L’équipe du film s’est défendue en sortant nombre d’arguments vaseux, se posant sans complexe en victimes du « politiquement correct » et en défenseurs de la liberté d’expression, faisant preuve d’une immense incompréhension voire d’un immense mépris pour les problématiques sociales que reflète ce film.

Quelle culture pour quelle société ?

Hélas, malgré tout, Gangsterdam a toutes les chances de remplir les salles. Mauvaise publicité restant publicité, surfant sur des scandales comme un Cyril Hanouna ou un Eric Zemmour, ce film, à l’énorme budget de 13,5 millions d’euros, n’est pas un pari risqué pour son équipe (producteurs, réalisateur, acteurs…) grassement payée.
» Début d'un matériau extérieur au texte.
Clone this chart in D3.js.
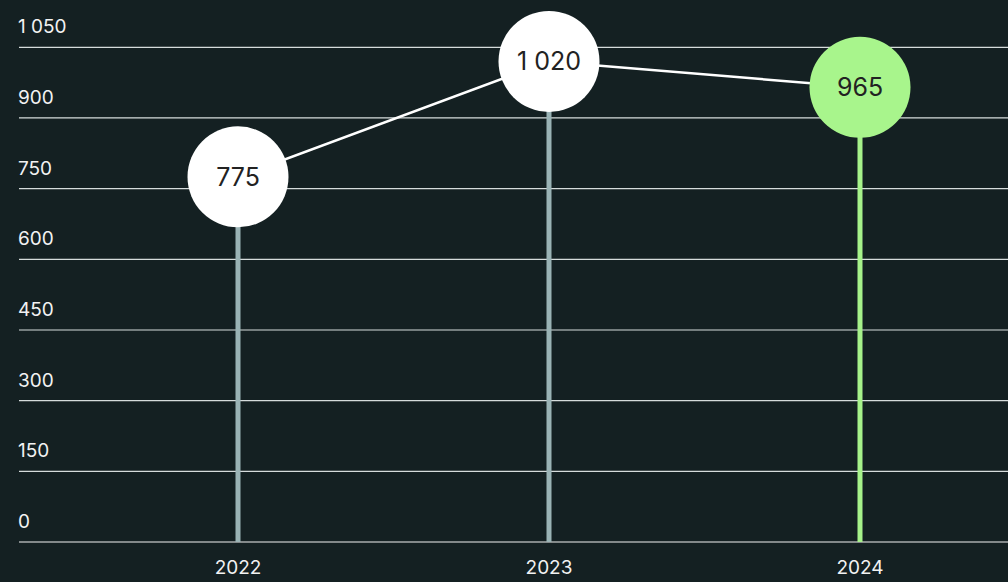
<!DOCTYPE html>
<html>
<head>
<meta charset="utf-8">
<script src="https://cdn.jsdelivr.net/npm/d3@7"></script>
<style>
  html, body { margin: 0; padding: 0; background: #142022; }
  svg { display: block; }
  text { font-family: Inter, "Noto Sans", sans-serif; }
</style>
</head>
<body>
<svg id="chart" width="1008" height="582"></svg>
<script>
const years = ["2022", "2023", "2024"];
const values = [775, 1020, 965];
const yTicks = [0, 150, 300, 450, 600, 750, 900, 1050];
const highlightYear = "2024";

const W = 1008, H = 582;
const svg = d3.select("#chart");
svg.append("rect").attr("width", W).attr("height", H).attr("fill", "#142022");

const y = d3.scaleLinear().domain([0, 1050]).range([542, 47.3]);
const x = d3.scalePoint().domain(years).range([238, 860]);

// thousands separated by a space
const fmt = v => d3.format(",")(v).replace(/,/g, " ");

// horizontal grid + tick labels
const grid = svg.append("g");
grid.selectAll("line").data(yTicks).join("line")
  .attr("x1", 19).attr("x2", W)
  .attr("y1", d => y(d)).attr("y2", d => y(d))
  .attr("stroke", d => d === 0 ? "#f2f2f2" : "#d6dcdc")
  .attr("stroke-width", 1.2);
grid.selectAll("text").data(yTicks).join("text")
  .attr("x", 18).attr("y", d => y(d) - 14)
  .attr("fill", "#f2f2f2")
  .attr("font-size", 19)
  .attr("xml:space", "preserve")
  .style("white-space", "pre")
  .text(d => fmt(d));

// x axis labels
svg.append("g").selectAll("text").data(years).join("text")
  .attr("x", d => x(d)).attr("y", 574)
  .attr("text-anchor", "middle")
  .attr("fill", "#f2f2f2")
  .attr("font-size", 19)
  .text(d => d);

const data = years.map((yr, i) => ({ year: yr, value: values[i] }));
const r = 50.5;

// stems
svg.append("g").selectAll("line").data(data).join("line")
  .attr("x1", d => x(d.year)).attr("x2", d => x(d.year))
  .attr("y1", y(0)).attr("y2", d => y(d.value))
  .attr("stroke", d => d.year === highlightYear ? "#a6f28a" : "#9ab3b5")
  .attr("stroke-width", 5);

// connecting line
svg.append("path")
  .datum(data)
  .attr("fill", "none")
  .attr("stroke", "#ffffff")
  .attr("stroke-width", 2.5)
  .attr("d", d3.line().x(d => x(d.year)).y(d => y(d.value)));

// value bubbles
const bubbles = svg.append("g").selectAll("g").data(data).join("g")
  .attr("transform", d => `translate(${x(d.year)},${y(d.value)})`);
bubbles.append("circle")
  .attr("r", r)
  .attr("fill", d => d.year === highlightYear ? "#a8f58c" : "#ffffff");
bubbles.append("text")
  .attr("text-anchor", "middle")
  .attr("dy", "0.36em")
  .attr("fill", "#222222")
  .attr("font-size", 25)
  .style("white-space", "pre")
  .text(d => fmt(d.value));
</script>
</body>
</html>
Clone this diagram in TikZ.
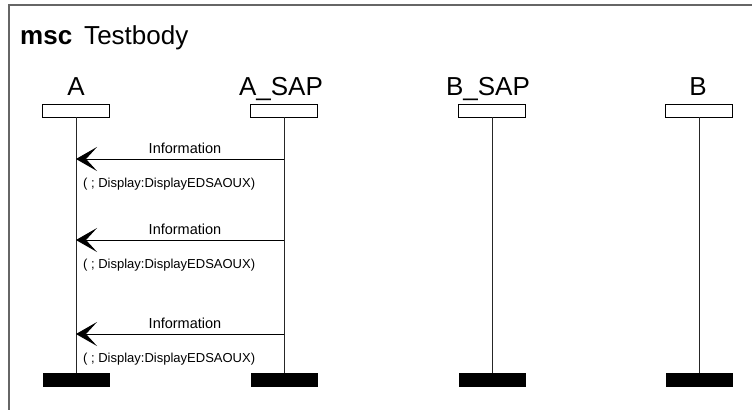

Mais nous sommes en droit de nous interroger sur ce qui mène notre époque à produire de tels produits de consommation culturelle, qui, manquant cruellement de créativité, et produits par une certaine élite particulièrement déconnectée, n’ont finalement pour utilité que de reproduire et réguler la violence sociale qui, chaque jour, blesse, viole et tue. Qui, finalement, use le rire pour tracer la limite entre forts et faibles, qui pointe d’un doigt rieur ceux qui seront opprimés, ceux qu’on peut violenter tout en se donnant bonne conscience car, à la fin du film, les oppresseurs, les racistes, les sexistes, les homophobes, on peut les « aimer quand même ». Une culture pour justifier toute l’inhumanité de notre système et la rendre plus acceptable.